WHAT THIS TASK INVOLVES:
Only the span from the line containing "Give me the TikZ source for this diagram." down to the line containing "(8,11) rectangle (1066,738);" is to be printed, exactly and inclusively, with pictures omitted.

[Plotting code records]
-----
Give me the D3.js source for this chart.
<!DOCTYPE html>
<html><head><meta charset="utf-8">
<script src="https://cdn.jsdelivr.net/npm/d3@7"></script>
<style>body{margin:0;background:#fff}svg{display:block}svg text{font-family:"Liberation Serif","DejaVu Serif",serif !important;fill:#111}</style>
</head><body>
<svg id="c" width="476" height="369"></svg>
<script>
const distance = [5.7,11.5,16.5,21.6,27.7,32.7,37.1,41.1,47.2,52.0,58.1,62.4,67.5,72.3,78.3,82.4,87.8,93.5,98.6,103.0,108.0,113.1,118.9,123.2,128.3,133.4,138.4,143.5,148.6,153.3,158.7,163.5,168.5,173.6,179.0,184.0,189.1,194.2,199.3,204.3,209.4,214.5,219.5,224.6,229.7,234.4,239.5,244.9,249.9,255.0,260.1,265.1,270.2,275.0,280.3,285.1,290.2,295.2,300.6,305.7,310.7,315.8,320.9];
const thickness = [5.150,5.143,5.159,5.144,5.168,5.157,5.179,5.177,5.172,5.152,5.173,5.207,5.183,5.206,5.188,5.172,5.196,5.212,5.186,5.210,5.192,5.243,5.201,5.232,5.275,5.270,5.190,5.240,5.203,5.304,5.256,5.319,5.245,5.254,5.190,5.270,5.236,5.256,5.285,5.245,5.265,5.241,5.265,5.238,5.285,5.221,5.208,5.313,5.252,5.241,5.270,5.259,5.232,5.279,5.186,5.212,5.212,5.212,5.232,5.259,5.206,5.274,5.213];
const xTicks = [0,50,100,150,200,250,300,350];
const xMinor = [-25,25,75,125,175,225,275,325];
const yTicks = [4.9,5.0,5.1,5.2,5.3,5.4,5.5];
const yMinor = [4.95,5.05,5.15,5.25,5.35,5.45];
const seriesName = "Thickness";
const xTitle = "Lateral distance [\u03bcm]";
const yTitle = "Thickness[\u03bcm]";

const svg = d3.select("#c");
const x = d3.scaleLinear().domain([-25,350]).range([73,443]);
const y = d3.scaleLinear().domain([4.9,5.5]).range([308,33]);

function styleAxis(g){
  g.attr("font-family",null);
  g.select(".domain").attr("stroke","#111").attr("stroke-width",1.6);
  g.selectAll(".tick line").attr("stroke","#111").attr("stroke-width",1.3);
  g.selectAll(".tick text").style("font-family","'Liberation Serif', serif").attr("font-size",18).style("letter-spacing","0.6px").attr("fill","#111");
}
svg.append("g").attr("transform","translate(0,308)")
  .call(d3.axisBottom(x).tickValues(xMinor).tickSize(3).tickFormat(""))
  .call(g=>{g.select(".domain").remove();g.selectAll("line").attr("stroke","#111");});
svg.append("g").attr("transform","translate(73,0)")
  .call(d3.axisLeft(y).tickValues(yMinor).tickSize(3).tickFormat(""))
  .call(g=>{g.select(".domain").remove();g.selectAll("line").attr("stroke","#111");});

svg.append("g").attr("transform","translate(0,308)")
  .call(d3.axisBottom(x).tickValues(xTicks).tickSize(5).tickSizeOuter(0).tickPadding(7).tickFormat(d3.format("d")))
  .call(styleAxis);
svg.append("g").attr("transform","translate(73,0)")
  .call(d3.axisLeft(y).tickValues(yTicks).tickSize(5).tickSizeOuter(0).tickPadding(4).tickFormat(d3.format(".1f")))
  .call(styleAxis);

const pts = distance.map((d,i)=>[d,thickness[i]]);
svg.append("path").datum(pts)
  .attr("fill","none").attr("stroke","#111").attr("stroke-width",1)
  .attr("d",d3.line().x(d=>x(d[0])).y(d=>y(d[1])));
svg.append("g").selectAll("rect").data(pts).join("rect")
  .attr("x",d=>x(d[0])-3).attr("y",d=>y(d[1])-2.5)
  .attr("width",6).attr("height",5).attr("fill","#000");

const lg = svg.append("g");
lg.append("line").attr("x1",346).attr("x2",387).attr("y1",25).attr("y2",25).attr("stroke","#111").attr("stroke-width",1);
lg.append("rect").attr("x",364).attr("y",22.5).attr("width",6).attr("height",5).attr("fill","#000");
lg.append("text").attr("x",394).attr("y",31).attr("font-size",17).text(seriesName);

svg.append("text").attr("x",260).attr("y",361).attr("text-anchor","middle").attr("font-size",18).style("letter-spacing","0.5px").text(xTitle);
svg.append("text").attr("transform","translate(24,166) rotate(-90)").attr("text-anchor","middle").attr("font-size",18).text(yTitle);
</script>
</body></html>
-----
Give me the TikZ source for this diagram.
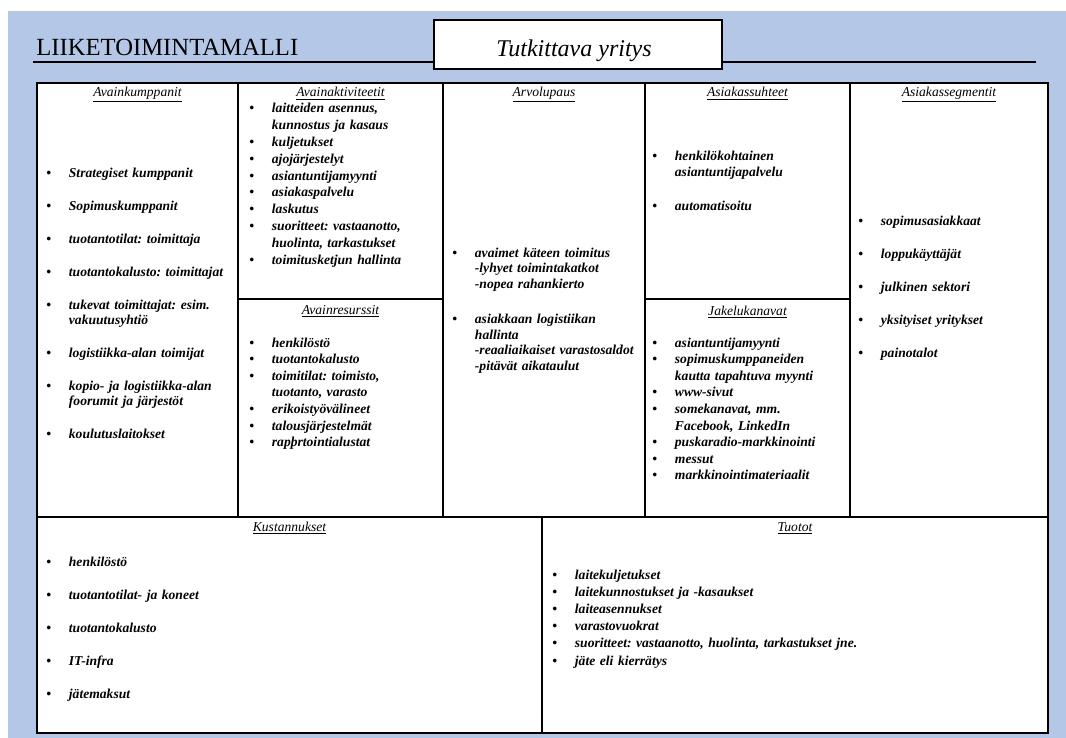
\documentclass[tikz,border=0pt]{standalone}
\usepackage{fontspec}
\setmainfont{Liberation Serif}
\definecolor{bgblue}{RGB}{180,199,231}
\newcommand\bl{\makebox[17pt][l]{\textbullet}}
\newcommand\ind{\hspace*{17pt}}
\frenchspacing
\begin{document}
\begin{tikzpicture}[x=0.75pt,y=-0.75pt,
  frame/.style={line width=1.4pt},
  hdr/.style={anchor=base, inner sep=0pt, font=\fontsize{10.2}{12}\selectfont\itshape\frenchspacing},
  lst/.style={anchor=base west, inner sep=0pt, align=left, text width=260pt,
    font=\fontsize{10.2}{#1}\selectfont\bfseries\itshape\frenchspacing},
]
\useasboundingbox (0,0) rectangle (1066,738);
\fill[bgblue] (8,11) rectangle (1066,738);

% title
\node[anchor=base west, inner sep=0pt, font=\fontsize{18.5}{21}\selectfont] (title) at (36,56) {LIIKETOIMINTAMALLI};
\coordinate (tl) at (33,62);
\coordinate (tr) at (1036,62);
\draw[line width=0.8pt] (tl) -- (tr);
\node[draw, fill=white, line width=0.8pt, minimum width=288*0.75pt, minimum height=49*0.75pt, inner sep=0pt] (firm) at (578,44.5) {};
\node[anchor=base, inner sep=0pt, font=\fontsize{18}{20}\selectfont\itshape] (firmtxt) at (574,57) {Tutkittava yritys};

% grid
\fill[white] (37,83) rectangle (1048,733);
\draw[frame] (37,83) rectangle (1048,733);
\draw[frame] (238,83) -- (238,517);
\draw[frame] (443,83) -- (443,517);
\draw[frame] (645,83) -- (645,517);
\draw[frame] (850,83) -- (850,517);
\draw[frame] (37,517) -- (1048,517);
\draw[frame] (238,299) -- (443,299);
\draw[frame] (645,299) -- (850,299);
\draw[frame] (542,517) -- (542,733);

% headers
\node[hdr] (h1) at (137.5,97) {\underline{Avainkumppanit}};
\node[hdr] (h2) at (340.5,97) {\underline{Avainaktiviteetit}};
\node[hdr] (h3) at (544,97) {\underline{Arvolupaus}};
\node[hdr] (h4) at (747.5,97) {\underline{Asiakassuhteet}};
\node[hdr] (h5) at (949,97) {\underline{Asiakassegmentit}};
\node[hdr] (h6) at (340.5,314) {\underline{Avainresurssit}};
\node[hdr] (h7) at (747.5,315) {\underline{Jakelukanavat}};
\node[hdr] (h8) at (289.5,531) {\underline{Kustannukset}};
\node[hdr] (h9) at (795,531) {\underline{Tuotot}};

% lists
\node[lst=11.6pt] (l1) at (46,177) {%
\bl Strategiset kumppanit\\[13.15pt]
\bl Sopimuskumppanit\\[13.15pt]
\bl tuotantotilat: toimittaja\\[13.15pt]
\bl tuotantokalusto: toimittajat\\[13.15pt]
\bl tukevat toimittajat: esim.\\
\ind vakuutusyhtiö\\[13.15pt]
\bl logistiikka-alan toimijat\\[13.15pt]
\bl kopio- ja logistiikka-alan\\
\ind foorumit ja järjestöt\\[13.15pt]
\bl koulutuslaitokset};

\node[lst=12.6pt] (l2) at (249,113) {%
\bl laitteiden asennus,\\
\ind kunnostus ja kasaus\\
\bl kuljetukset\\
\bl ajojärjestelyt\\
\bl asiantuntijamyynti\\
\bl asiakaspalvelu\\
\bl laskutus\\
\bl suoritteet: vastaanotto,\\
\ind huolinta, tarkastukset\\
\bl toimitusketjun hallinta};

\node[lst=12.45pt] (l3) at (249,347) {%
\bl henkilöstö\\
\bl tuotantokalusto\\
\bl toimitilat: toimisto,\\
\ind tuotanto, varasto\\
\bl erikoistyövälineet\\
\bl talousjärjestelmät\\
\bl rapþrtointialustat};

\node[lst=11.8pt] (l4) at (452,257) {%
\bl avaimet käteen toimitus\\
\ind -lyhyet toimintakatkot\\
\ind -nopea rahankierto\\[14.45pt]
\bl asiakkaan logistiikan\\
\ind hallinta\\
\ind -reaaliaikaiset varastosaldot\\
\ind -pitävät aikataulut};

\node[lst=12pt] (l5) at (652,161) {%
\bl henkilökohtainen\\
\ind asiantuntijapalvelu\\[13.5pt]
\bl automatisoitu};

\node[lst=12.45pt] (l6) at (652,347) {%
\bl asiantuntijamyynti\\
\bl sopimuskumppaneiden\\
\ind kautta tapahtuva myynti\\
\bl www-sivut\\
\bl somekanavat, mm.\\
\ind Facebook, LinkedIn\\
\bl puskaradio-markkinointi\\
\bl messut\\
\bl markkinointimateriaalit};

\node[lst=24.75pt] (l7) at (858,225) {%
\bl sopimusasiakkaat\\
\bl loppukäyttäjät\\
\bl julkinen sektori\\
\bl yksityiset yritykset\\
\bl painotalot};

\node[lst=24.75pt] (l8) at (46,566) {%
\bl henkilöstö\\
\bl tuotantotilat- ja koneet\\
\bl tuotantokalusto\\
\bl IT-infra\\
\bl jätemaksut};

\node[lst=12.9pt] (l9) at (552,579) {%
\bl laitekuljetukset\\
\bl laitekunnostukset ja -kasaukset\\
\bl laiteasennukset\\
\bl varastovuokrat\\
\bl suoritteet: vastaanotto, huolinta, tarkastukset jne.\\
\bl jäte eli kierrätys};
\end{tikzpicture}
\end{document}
-----
THE REPLY:
Give me the TikZ source for this diagram.
\documentclass[tikz,border=0pt]{standalone}
\usepackage{fontspec}
\setmainfont{Liberation Serif}
\definecolor{bgblue}{RGB}{180,199,231}
\newcommand\bl{\makebox[17pt][l]{\textbullet}}
\newcommand\ind{\hspace*{17pt}}
\frenchspacing
\begin{document}
\begin{tikzpicture}[x=0.75pt,y=-0.75pt,
  frame/.style={line width=1.4pt},
  hdr/.style={anchor=base, inner sep=0pt, font=\fontsize{10.2}{12}\selectfont\itshape\frenchspacing},
  lst/.style={anchor=base west, inner sep=0pt, align=left, text width=260pt,
    font=\fontsize{10.2}{#1}\selectfont\bfseries\itshape\frenchspacing},
]
\useasboundingbox (0,0) rectangle (1066,738);
\fill[bgblue] (8,11) rectangle (1066,738);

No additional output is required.